In Arar (opinion available here), the Court refused to allow Canadian national Maher Arar to sue the United States for sending him to Syria where he was tortured because Congress had never expressly authorised such suits. Arar therefore failed to create what is known as a Bivens action, i.e. an action for breach of constitutional rights, in relation to extraordinary rendition. This was because, the Court held, the creation of a Bivens action in this respect would have implications of foreign policy and security activity. Congress could, of course, create such an action by statute but the Court would not do so itself. There is little doubt that this will be appealed.

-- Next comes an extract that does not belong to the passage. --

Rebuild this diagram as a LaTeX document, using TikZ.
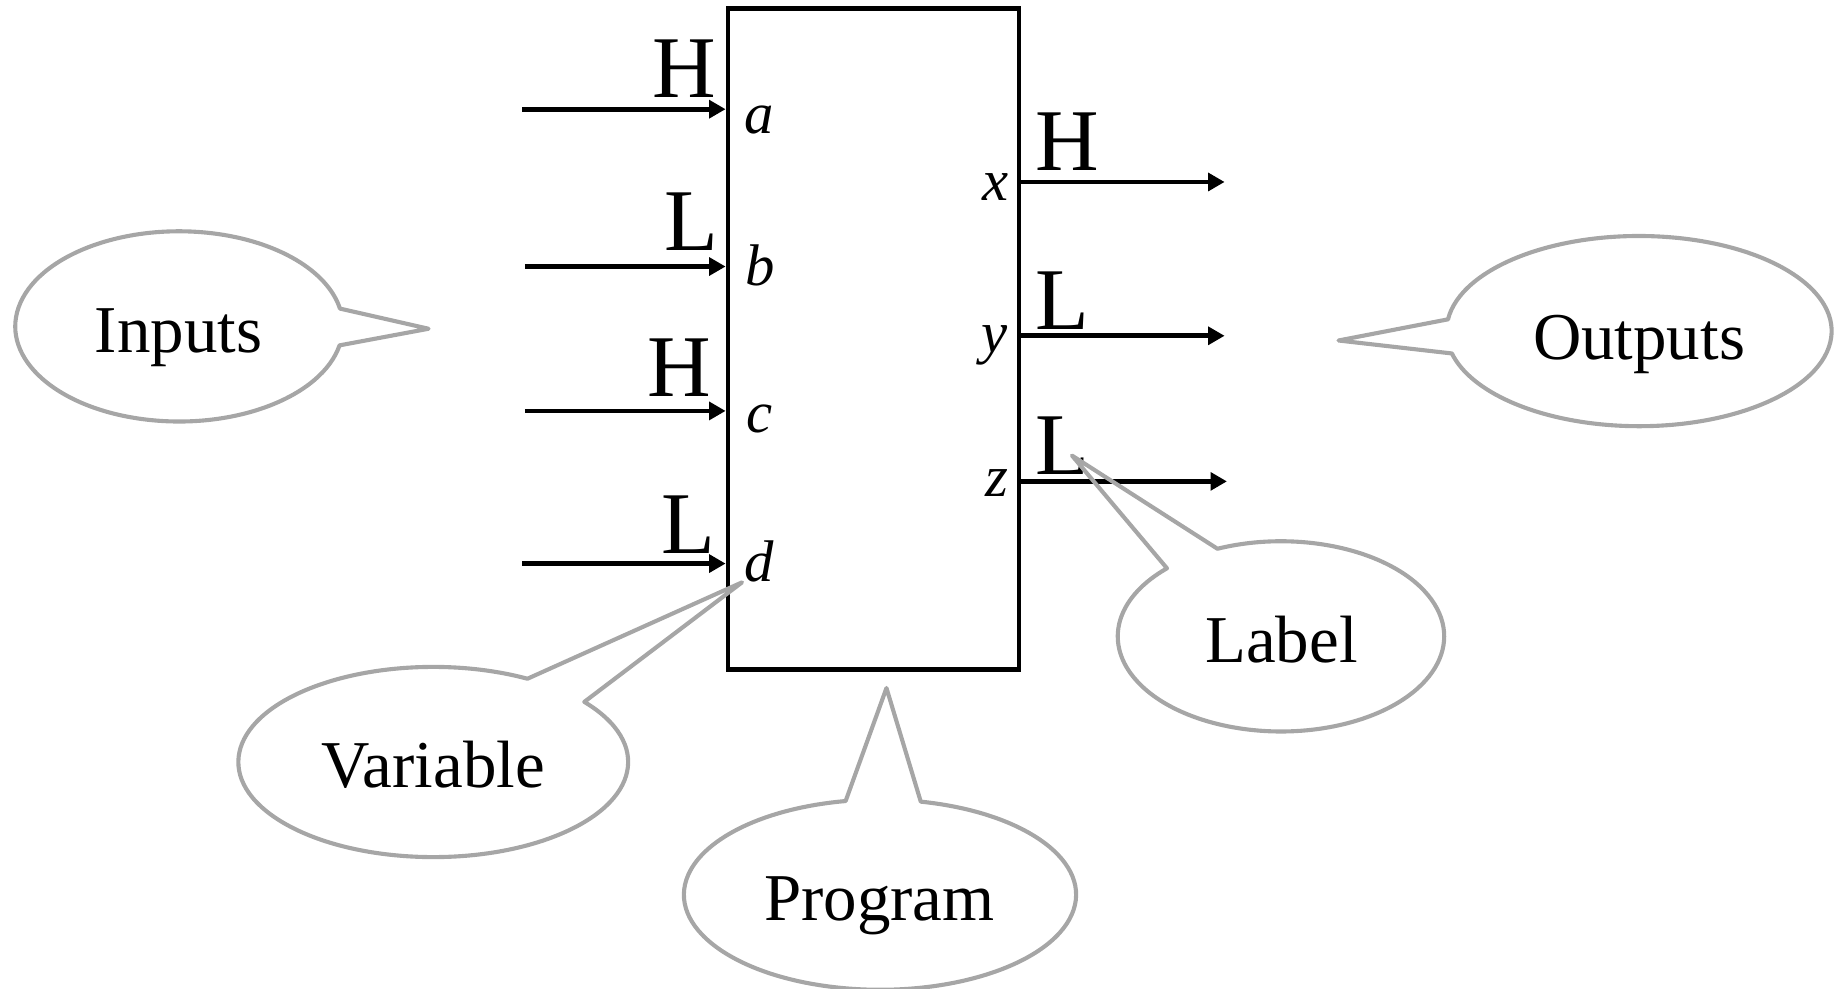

In Italy, in contrast, Judge Oscar Magi of the Fourth Chamber of the Court of Milan appeared to have little hesitation in convicting the 23 Americans for their involvement in rendition although there were a number of others who were not convicted as a result of diplomatic immunity and the withholding of evidence on national security grounds. This case is sure to be appealed, and no sentences are executed in Italy until all appeals are completed, but in any case the agents are not in custody. The US State Department expressed its disappointment at the verdict.
What is striking to me is the contrast in the approach of the courts in both of these cases. Although the Italian decision is available only in Italian and I am therefore relying on newspaper reports, it would appear that the judge was not swayed by arguments relating to the institutional appropriateness of judicial decision-making on matters of this nature. These kinds of arguments are often made in order to try to insulate so-called ‘security’ or ‘foreign affairs’ activity from judicial oversight and scrutiny, the claim being that deciding on such matters could have foreign affairs implications and is therefore inappropriate as foreign affairs are an executive function. Certainly these kinds of arguments seem to have formed part of the decision-making in the Second Circuit’s decision in Arar.
Where these kinds of arguments are acceded to there is the danger that executive action becomes absolutely unimpeachable through judicial means and maintenance and re-establishment of the rule of law is therefore reliant on parliamentary (or so-called ‘democratic’) accountability mechanisms which, as I argue here in contradistinction to my co-author Fergal Davis, I am simply not convinced can work.
As a fan of judicial muscularity in relation to security-motivated counter-terrorist action I would certainly favour the approach of the Italian court to that of the 2nd Circuit.